In short, Hoagland suggests that the answer to the rat race is moving past the notion that we are destined for greatness. “What kind of idiot would think he even had a destiny?” he posits. The message is harsh, but freeing.
Beneath the obvious pleasures of Hoagland’s wit are the shaky rhythms of a person dealing with life’s emotional lows. Hoagland describes the sadness that sometimes overcomes him as “an eventual, inevitable result / of not being able to understand anything.” If you have ever felt a “sobbing sense” of being unloved, you are not alone. “For all I know,” Hoagland says, “maybe everyone is screaming silently / as they go through life. . . .”
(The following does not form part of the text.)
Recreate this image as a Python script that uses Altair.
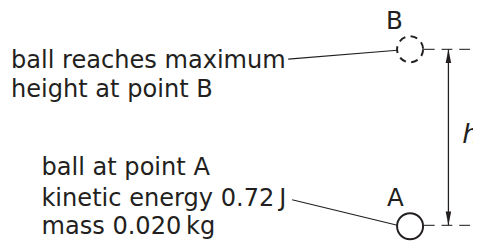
import altair as alt
import pandas as pd

# Diagram geometry (image pixel coordinates, y downward)
ball_names = ["A", "B"]
ball_x = [417, 417]
ball_y = [228, 48]
ball_dash = ["solid", "dashed"]

# point labels
pt_labels = ["A", "B"]
pt_label_x = [402, 401]
pt_label_y = [207, 27]

# text block lines
text_lines = ["ball reaches maximum", "height at point B",
              "ball at point A", "kinetic energy 0.72\u2009J", "mass 0.020\u2009kg"]
text_x = [11, 11, 42, 42, 42]
text_y = [67, 97, 176, 207, 236]

# leader lines
lead_x1 = [293, 297]
lead_y1 = [58, 201]
lead_x2 = [404, 404]
lead_y2 = [49, 227]

# dashed reference levels
level_x1 = [431, 431]
level_x2 = [481, 481]
level_y = [48, 227]

# height arrow
arrow_x = [456]
arrow_top = [48]
arrow_bottom = [227]
head_dir = ["up", "down"]
head_y = [55, 220]

h_label = ["h"]
h_x = [470]
h_y = [143]

W, H = 473, 234
xs = alt.Scale(domain=[8, 8 + W])
ys = alt.Scale(domain=[8 + H, 8])
INK = "#231f20"
FONT = "DejaVu Sans"
FS = 24.5

X = alt.X("x:Q", scale=xs, axis=None)
Y = alt.Y("y:Q", scale=ys, axis=None)

balls = pd.DataFrame({"name": ball_names, "x": ball_x, "y": ball_y, "dash": ball_dash})
ball_solid = alt.Chart(balls[balls.dash == "solid"]).mark_point(
    shape="circle", size=700, filled=False, stroke=INK, strokeWidth=2, opacity=1
).encode(x=X, y=Y)
ball_dashed = alt.Chart(balls[balls.dash == "dashed"]).mark_point(
    shape="circle", size=700, filled=False, stroke=INK, strokeWidth=2, opacity=1,
    strokeDash=[7, 5.5]
).encode(x=X, y=Y)

lbl = pd.DataFrame({"t": pt_labels, "x": pt_label_x, "y": pt_label_y})
pt_text = alt.Chart(lbl).mark_text(
    font=FONT, fontSize=25, color=INK, align="center", baseline="alphabetic"
).encode(x=X, y=Y, text="t:N")

txt = pd.DataFrame({"t": text_lines, "x": text_x, "y": text_y})
block = alt.Chart(txt).mark_text(
    font=FONT, fontSize=FS, color=INK, align="left", baseline="alphabetic"
).encode(x=X, y=Y, text="t:N")

lead = pd.DataFrame({"x": lead_x1, "y": lead_y1, "x2": lead_x2, "y2": lead_y2})
leaders = alt.Chart(lead).mark_rule(color=INK, strokeWidth=1.2).encode(
    x=X, y=Y, x2="x2:Q", y2="y2:Q")

lev = pd.DataFrame({"x": level_x1, "x2": level_x2, "y": level_y})
levels = alt.Chart(lev).mark_rule(color="#444444", strokeWidth=1.3, strokeDash=[11, 7]).encode(
    x=X, x2="x2:Q", y=Y)

arr = pd.DataFrame({"x": arrow_x, "y": arrow_top, "y2": arrow_bottom})
shaft = alt.Chart(arr).mark_rule(color=INK, strokeWidth=1.3).encode(
    x=X, y=Y, y2="y2:Q")

heads = pd.DataFrame({"x": arrow_x * 2, "y": head_y, "d": head_dir})
head_up = alt.Chart(heads[heads.d == "up"]).mark_point(
    shape="M0,-1L0.4,1L-0.4,1Z", size=196, filled=True, fill=INK, strokeWidth=0, opacity=1
).encode(x=X, y=Y)
head_down = alt.Chart(heads[heads.d == "down"]).mark_point(
    shape="M0,1L0.4,-1L-0.4,-1Z", size=196, filled=True, fill=INK, strokeWidth=0, opacity=1
).encode(x=X, y=Y)

hl = pd.DataFrame({"t": h_label, "x": h_x, "y": h_y})
h_text = alt.Chart(hl).mark_text(
    font=FONT, fontSize=27, fontStyle="italic", color=INK, align="left", baseline="alphabetic"
).encode(x=X, y=Y, text="t:N")

chart = alt.layer(
    levels, shaft, head_up, head_down, leaders, ball_solid, ball_dashed, pt_text, block, h_text
).properties(
    width=W, height=H, padding=0, autosize=alt.AutoSizeParams(type="none")
).configure(background="white", view=alt.ViewConfig(stroke=None))

chart.save("out.html", embed_options={"renderer": "svg", "actions": False})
When it comes to enduring the dark times, Hoagland wonders whether “a third choice exists / between resignation and / going around the bend. . . .” Patience seems to be the approach he settles on. He trusts that there will be an inevitable lifting of the cloud cover. In “Special Problems in Vocabulary,” he struggles to put that turn of the tide into words:
No word for waking up one morning
and looking around,
because the mysterious spirit
that drives all things
seems to have returned,
And is on your side again.
This “sun will come out tomorrow” optimism is hardly pioneering advice, but the message bears repeating. Many of us, when feeling depressed or worried, seem to have difficulty remembering that things do generally get better, that morning eventually does come. Maybe if there were a specific word for that turn, we would do a job better of trusting in its inevitability.
Hoagland also lends a sympathetic ear to writers who struggle with the calling. What is the point of all our agonizing to communicate through a body of work? Is any one even listening? I was taken by Hoagland’s description of:
[T]he flaring force of this thing we call identity
as if it were a message, a burning coal
one carries in one’s mouth for sixty years,
for delivery
to whom, exactly; to where?”
Yet the message is one of encouragement. Stay curious, he advises: “If you aren’t learning, you have not been paying attention. / If you have nothing to say, is because your heart is closed.” And keep writing even if it is just for yourself. It is a discipline akin to swimming: “Twenty-two laps like twenty-two pages, that will never be read by anyone.”
In Application for Release from the Dream, Hoagland puts his hand on the reader’s knee and reassures us that we are doing fine, that what we have to offer the world is meaningful and has value:
All those years I kept trying and failing and trying
to find my one special talent in this life—
Why did it take me so long to figure out
that my special talent was trying?
Our efforts are worthwhile. Our efforts are enough.